Weak Signal or Poor Wi-Fi Quality
If the phone is far from the router, behind walls, or connected on a crowded Wi-Fi band, the test may show lower download speed, lower upload speed, and higher latency. This is one of the most common reasons a phone reports weaker performance than expected.
Check whether the result changes when you move closer to the router, switch from 2.4 GHz to 5 GHz or 6 GHz Wi-Fi, or test with mobile data instead of Wi-Fi. If the speed improves immediately, the issue is likely signal quality rather than the ISP line itself.

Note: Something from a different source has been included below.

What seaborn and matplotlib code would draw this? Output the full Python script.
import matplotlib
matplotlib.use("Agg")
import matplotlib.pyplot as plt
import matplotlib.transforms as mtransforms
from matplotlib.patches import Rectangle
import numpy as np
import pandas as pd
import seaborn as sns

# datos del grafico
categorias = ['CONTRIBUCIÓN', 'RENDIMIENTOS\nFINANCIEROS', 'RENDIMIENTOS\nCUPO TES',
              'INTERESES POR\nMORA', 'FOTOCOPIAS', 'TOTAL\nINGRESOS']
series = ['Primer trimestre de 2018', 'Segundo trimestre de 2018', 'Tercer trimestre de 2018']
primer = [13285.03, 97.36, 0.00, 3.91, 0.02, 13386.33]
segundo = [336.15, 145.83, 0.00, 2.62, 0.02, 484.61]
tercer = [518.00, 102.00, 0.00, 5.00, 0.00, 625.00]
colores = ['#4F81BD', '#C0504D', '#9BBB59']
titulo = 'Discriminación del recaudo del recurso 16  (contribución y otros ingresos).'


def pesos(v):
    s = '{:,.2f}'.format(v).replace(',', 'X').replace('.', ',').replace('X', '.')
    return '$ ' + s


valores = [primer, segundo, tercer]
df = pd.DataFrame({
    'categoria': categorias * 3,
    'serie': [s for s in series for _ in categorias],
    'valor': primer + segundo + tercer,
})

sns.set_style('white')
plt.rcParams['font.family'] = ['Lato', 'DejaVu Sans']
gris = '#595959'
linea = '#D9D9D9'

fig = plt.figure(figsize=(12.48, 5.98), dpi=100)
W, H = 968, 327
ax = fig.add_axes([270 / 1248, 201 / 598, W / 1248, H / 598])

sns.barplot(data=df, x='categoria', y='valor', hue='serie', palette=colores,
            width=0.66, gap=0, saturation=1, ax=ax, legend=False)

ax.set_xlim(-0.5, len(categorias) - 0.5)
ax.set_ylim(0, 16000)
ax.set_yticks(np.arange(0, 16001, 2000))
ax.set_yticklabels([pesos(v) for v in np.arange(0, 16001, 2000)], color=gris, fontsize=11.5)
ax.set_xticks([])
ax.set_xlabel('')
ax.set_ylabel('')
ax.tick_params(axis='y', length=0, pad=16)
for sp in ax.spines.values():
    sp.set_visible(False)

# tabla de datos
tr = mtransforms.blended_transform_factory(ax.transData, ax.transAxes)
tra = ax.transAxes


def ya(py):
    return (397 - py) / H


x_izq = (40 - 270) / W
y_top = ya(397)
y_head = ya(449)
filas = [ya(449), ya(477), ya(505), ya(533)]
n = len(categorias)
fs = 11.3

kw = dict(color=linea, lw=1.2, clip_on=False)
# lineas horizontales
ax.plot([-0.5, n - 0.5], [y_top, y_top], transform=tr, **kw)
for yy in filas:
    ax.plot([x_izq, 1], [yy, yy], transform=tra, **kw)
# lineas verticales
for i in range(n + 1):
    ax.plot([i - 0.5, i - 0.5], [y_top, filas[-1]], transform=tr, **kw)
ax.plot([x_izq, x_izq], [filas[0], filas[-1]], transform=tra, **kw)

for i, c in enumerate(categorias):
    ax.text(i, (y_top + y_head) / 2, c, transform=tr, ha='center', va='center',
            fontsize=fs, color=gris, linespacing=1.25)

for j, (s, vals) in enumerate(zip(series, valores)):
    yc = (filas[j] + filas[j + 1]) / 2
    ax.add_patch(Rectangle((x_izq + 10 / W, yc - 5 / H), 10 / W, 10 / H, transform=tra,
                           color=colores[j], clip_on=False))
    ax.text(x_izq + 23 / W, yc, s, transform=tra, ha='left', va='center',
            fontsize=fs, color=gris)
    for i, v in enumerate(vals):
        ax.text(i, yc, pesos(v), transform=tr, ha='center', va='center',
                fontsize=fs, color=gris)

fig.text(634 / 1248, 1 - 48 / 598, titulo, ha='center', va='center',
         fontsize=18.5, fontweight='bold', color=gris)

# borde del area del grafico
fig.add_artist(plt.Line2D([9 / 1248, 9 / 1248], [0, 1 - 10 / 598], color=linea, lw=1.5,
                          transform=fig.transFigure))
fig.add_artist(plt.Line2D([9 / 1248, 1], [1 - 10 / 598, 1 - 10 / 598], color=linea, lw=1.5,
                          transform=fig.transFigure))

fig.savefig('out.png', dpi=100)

ISP or Mobile Network Congestion
Even with strong signal quality, speeds can drop when the network is busy. Broadband users may see slower results during evening peaks, while mobile users can get lower throughput in dense areas, at events, or during commuting hours.

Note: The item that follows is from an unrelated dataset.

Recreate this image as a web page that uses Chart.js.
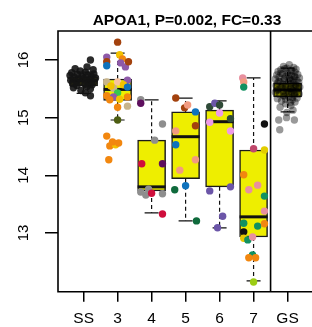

To judge congestion, run the same test at different times of day and compare results on the same phone, in the same location, with the same server. If performance is much better late at night or early in the morning, congestion is a likely cause.
Background Apps and Device Limits
Background downloads, cloud sync, app updates, video calls, and streaming can consume bandwidth while the test is running. On some phones, processor load or thermal throttling can also reduce the accuracy of a speed test and make the connection look slower than it really is.
Close active apps, pause updates, and retry the test after restarting the phone. If another device on the same Wi-Fi network gets a stronger result, the phone itself may be the bottleneck.
VPN, Proxy, or DNS Problems
A VPN can add extra routing steps and encryption overhead, which often increases latency and may reduce download and upload results. Proxy settings or unstable DNS resolution can also make a speed test appear slower by delaying the connection to the test server.
Turn off the VPN and proxy temporarily, then test again. If the result improves, the issue is likely caused by the privacy tool or its route, not by the broadband line or the modem.
How to Identify the Real Cause
The easiest way to troubleshoot a mobile phone speed test is to compare results across conditions. Test on Wi-Fi and mobile data, near and far from the router, and on more than one server. Keep the phone in airplane mode with Wi-Fi enabled if you want to isolate the home network.
- Compare multiple runs instead of relying on one result.
- Test with and without VPN or proxy settings.
- Check another phone or laptop on the same network.
- Note whether latency is high, not just download or upload speed.
If only one device is slow, the problem is probably local. If every device on the same Wi-Fi network is slow, the router, modem, or ISP connection deserves closer attention.
Practical Ways to Improve the Result
Start with the simplest fixes: move closer to the router, reconnect to Wi-Fi, restart the phone, and pause background activity. If the router supports it, use a less congested band and place it in an open, central location. For cellular tests, move to a better-coverage spot and avoid testing during peak congestion when possible.
If poor results continue across devices and times of day, contact your ISP or mobile provider and share the test details, including time, location, server, and whether the issue appears on Wi-Fi or mobile data. That makes it easier to confirm whether the network, modem, or router needs attention.
Quick Checklist Before You Test Again
- Turn off VPN and proxy tools.
- Pause cloud sync, updates, and streaming.
- Test near the router and then farther away.
- Repeat the test on another server.
- Compare Wi-Fi results with mobile data results.